The News - International, Pakistan
Trade policy for five years suggested
By Aftab Maken
26 April 2007
ISLAMABAD: Trade bodies and associations have asked the government to pursue trade policy for at least three to five years and implement it in letter and spirit.
The Ministry should also review and revise the policy with the consultation of all the stakeholders for trade facilitation, said the various heads and representatives of trade associations in a consultative meeting organized by the Ministry of Commerce (MoC) for formulating trade policy 2008-09.
Secretary Commerce, Syed Asif Ali Shah speaking at the inaugural session of 58th meeting of the Advisory Council of the Ministry here on Thursday said, “We are working to devise efficient trade policy for the next fiscal year by consulting all the stakeholders.”
He also assured the chambers, associations and trade bodies that their proposals would be taken up with the concerned departments and incorporated in the final draft of the policy for 2008-09.

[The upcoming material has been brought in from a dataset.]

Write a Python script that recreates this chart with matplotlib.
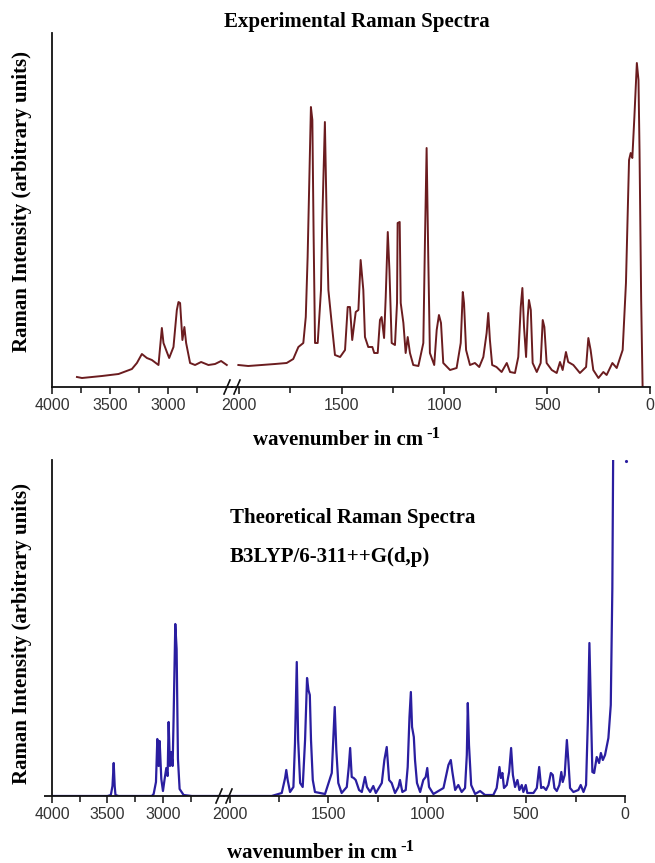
import matplotlib
matplotlib.use("Agg")
import matplotlib.pyplot as plt
from matplotlib.lines import Line2D

# experimental spectrum, high wavenumber part (left of the break)
exp_hi_wn = [3785, 3742, 3570, 3427, 3312, 3269, 3226, 3183, 3140, 3083, 3054, 3040, 3011, 2991,
             2954, 2925, 2911, 2897, 2877, 2860, 2845, 2811, 2768, 2716, 2653, 2596, 2544, 2495]
exp_hi_int = [10, 9, 11, 13, 18, 24, 33, 29, 27, 22, 59, 44, 35, 29,
              40, 77, 85, 84, 47, 60, 44, 24, 22, 25, 22, 23, 26, 22]

# experimental spectrum, 2000-0
exp_lo_wn = [2003, 1955, 1890, 1825, 1768, 1736, 1711, 1687, 1675, 1666, 1650, 1643, 1637, 1630,
             1617, 1601, 1595, 1582, 1573, 1565, 1549, 1533, 1508, 1484, 1471, 1460, 1449, 1432,
             1419, 1408, 1395, 1387, 1371, 1351, 1342, 1325, 1314, 1306, 1294, 1286, 1276, 1268,
             1257, 1241, 1231, 1228, 1218, 1213, 1200, 1189, 1179, 1168, 1152, 1127, 1103, 1095,
             1087, 1079, 1071, 1050, 1038, 1027, 1017, 1006, 973, 941, 921, 911, 905, 895,
             876, 852, 831, 811, 795, 787, 779, 768, 747, 722, 697, 681, 657, 641,
             629, 621, 613, 603, 595, 589, 580, 571, 551, 532, 522, 514, 503, 478,
             454, 438, 425, 409, 398, 373, 341, 311, 300, 289, 276, 251, 227, 211,
             183, 162, 133, 117, 102, 94, 86, 76, 64, 56, 51, 43, 36]
exp_lo_int = [22, 21, 22, 23, 24, 28, 40, 44, 70, 130, 280, 267, 154, 44,
              44, 97, 164, 265, 164, 97, 64, 32, 30, 37, 80, 80, 47, 75,
              77, 127, 97, 50, 40, 40, 34, 34, 67, 70, 49, 90, 155, 117,
              44, 42, 84, 164, 165, 84, 64, 34, 50, 34, 22, 21, 44, 147,
              239, 130, 34, 22, 57, 72, 64, 24, 17, 19, 44, 95, 84, 37,
              22, 24, 20, 30, 54, 74, 47, 22, 20, 15, 24, 15, 14, 30,
              80, 99, 60, 30, 70, 87, 77, 24, 15, 24, 67, 60, 24, 17,
              14, 25, 17, 35, 25, 22, 14, 20, 49, 37, 17, 9, 15, 12,
              24, 19, 37, 104, 227, 234, 229, 270, 324, 307, 237, 87, 0]

# theoretical spectrum, high wavenumber part
theo_hi_wn = [4000, 3500, 3470, 3455, 3444, 3435, 3428, 3400, 3100, 3084, 3063, 3051, 3039, 3030,
              3015, 3000, 2985, 2970, 2958, 2949, 2937, 2925, 2913, 2904, 2889, 2877, 2865, 2850,
              2814, 2740, 2450]
theo_hi_int = [0, 0, 1, 10, 33, 10, 1, 0, 0, 2, 14, 57, 30, 55,
               17, 5, 17, 28, 20, 74, 30, 44, 30, 79, 172, 147, 37, 7,
               1, 0, 0]

# theoretical spectrum, 2000-0
theo_lo_wn = [2028, 1787, 1736, 1719, 1713, 1706, 1694, 1677, 1669, 1660, 1653, 1643, 1630, 1618,
              1608, 1601, 1594, 1588, 1579, 1568, 1517, 1483, 1468, 1460, 1450, 1433, 1407, 1397,
              1390, 1382, 1372, 1362, 1345, 1331, 1315, 1305, 1289, 1273, 1260, 1230, 1217, 1205,
              1193, 1180, 1163, 1146, 1138, 1126, 1109, 1099, 1090, 1083, 1077, 1068, 1062, 1052,
              1036, 1020, 1008, 1000, 991, 969, 918, 893, 881, 873, 859, 843, 826, 809,
              800, 795, 789, 778, 758, 733, 708, 666, 649, 635, 628, 620, 612, 598,
              586, 576, 567, 556, 544, 534, 522, 514, 502, 494, 463, 446, 434, 424,
              413, 399, 387, 375, 365, 357, 345, 332, 322, 315, 305, 294, 286, 278,
              261, 236, 224, 210, 197, 188, 180, 171, 165, 156, 143, 131, 122, 112,
              101, 84, 72, 64, 58]
theo_lo_int = [0, 0, 3, 18, 26, 16, 4, 9, 53, 134, 56, 13, 9, 56,
               118, 106, 101, 56, 16, 4, 2, 23, 89, 46, 13, 3, 9, 29,
               48, 19, 18, 16, 6, 4, 19, 9, 4, 10, 3, 13, 36, 49,
               16, 13, 3, 9, 16, 4, 6, 29, 79, 104, 69, 59, 36, 13,
               4, 16, 19, 28, 9, 2, 8, 31, 36, 24, 6, 11, 4, 8,
               41, 93, 51, 11, 2, 5, 1, 1, 8, 29, 18, 23, 8, 11,
               24, 48, 21, 9, 16, 6, 11, 4, 11, 3, 3, 8, 29, 8,
               9, 6, 11, 23, 21, 8, 5, 11, 24, 14, 21, 56, 34, 8,
               4, 6, 11, 4, 11, 74, 153, 74, 24, 23, 39, 33, 43, 36,
               41, 58, 91, 208, 400]
theo_dot = (-3, 335)

hi_ticks = [4000, 3500, 3000]
hi_minor = [3750, 3250, 2750]
lo_ticks = [2000, 1500, 1000, 500, 0]
lo_minor = [1750, 1250, 750, 250]

W, H = 655, 863
serif = "Liberation Serif"
exp_color = "#6b1c1f"
theo_color = "#2a1ea0"

fig = plt.figure(figsize=(W / 100, H / 100), dpi=100)


def px_box(x0, x1, ytop, ybot):
    return [x0 / W, 1 - ybot / H, (x1 - x0) / W, (ybot - ytop) / H]


def style(ax, left):
    for s in ["top", "right"]:
        ax.spines[s].set_visible(False)
    ax.spines["left"].set_visible(left)
    for s in ["left", "bottom"]:
        ax.spines[s].set_linewidth(1.3)
        ax.spines[s].set_color("#111111")
    ax.tick_params(axis="x", which="major", direction="out", length=5, width=1.2,
                   color="#222222", labelsize=11.5, labelcolor="#333333", pad=3)
    ax.tick_params(axis="x", which="minor", direction="out", length=4, width=1.2, color="#222222")
    for lab in ax.get_xticklabels():
        lab.set_fontfamily("Liberation Sans")


def slashes(xpx, ypx):
    for dx in (-5, 5):
        x = xpx + dx
        fig.add_artist(Line2D([(x - 3) / W, (x + 3) / W], [1 - (ypx + 7) / H, 1 - (ypx - 7) / H],
                              color="#111111", lw=1.2, transform=fig.transFigure))


def make_panel(x0, xb, x1, ytop, ybot, hi_lim, lo_lim, ymax):
    ax1 = fig.add_axes(px_box(x0, xb, ytop, ybot))
    ax2 = fig.add_axes(px_box(xb, x1, ytop, ybot), sharey=ax1)
    ax1.set_xlim(*hi_lim)
    ax2.set_xlim(*lo_lim)
    ax1.set_ylim(0, ymax)
    ax1.set_xticks(hi_ticks)
    ax1.set_xticks(hi_minor, minor=True)
    ax2.set_xticks(lo_ticks)
    ax2.set_xticks(lo_minor, minor=True)
    ax1.set_yticks([])
    ax2.tick_params(axis="y", left=False, labelleft=False)
    style(ax1, True)
    style(ax2, False)
    ax1.patch.set_alpha(0)
    ax2.patch.set_alpha(0)
    slashes(xb, ybot)
    return ax1, ax2


# top panel: experimental
a1, a2 = make_panel(52, 232, 650, 33, 387, (4000, 2450), (2034, 0), 354)
a1.plot(exp_hi_wn, exp_hi_int, color=exp_color, lw=1.4)
a2.plot(exp_lo_wn, exp_lo_int, color=exp_color, lw=1.4)

# bottom panel: theoretical
b1, b2 = make_panel(52, 224, 625, 460, 796, (4000, 2450), (2028, 0), 336)
b1.plot(theo_hi_wn, theo_hi_int, color=theo_color, lw=1.6)
b2.plot(theo_lo_wn, theo_lo_int, color=theo_color, lw=1.6)
b2.plot([theo_dot[0]], [theo_dot[1]], ".", color=theo_color, ms=2.5, clip_on=False)
b1.set_yticks([0])
b1.tick_params(axis="y", direction="out", length=6, width=1.3, labelleft=False, color="#111111")

# texts
tkw = dict(fontfamily=serif, fontweight="bold", color="black")
fig.text(357 / W, 1 - 22 / H, "Experimental Raman Spectra", ha="center", va="center", fontsize=15, **tkw)
fig.text(230 / W, 1 - 518 / H, "Theoretical Raman Spectra", ha="left", va="center", fontsize=15, **tkw)
fig.text(230 / W, 1 - 557 / H, "B3LYP/6-311++G(d,p)", ha="left", va="center", fontsize=15, **tkw)

for ycen in (202, 633):
    fig.text(22 / W, 1 - ycen / H, "Raman Intensity (arbitrary units)", rotation=90,
             ha="center", va="center", fontsize=15, **tkw)

for xl, yl in ((253, 440), (227, 853)):
    t = fig.text(xl / W, 1 - yl / H, "wavenumber in cm", ha="left", va="center", fontsize=15, **tkw)
    fig.text(0, 0, "")
    plt.annotate("-1", xy=(1, 0.8), xycoords=t, ha="left", va="center",
                 xytext=(2, 0), textcoords="offset points", fontsize=12, **tkw)

fig.savefig("out.png", dpi=100)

“It is a consultative process and all the suggestions and proposals forwarded by all stakeholders would be discussed at length with the concerned ministries,” Shah added.
Chairman Trade Development Authority of Pakistan (TDAP) Tariq Ikram presented a detailed briefing on ‘export analysis of textile and other categories’ and compared Pakistani exports with its regional competitors.
He also analysed the exports of core sector like leather, garments, surgical instruments, sports goods, carpet and rugs, leather, leather gloves, leather tanned, leather footwear and rice showed a decreasing trend when compared with the last year.
Besides tabling proposals for the coming trade policy, FPCCI chairman, Tanvir Shiekh lamented that certain projects incorporated in the previous policies of 2005-06 and 2006-07 like establishment of textile cities, IT cities and affluent treatment plants in various cities were initiated but could not be materialize till to date.
Floating some specific proposals for the new policy, Tanvir Sheikh proposed zero rated duty on imported raw material for export oriented top-20 items and slashing the income tax from 6 per cent to 2pc.
Before entering into FTAs and RTAs the government should firstly prepare independent feasibility studies and then initiate the process of signing of FTAs, he suggested.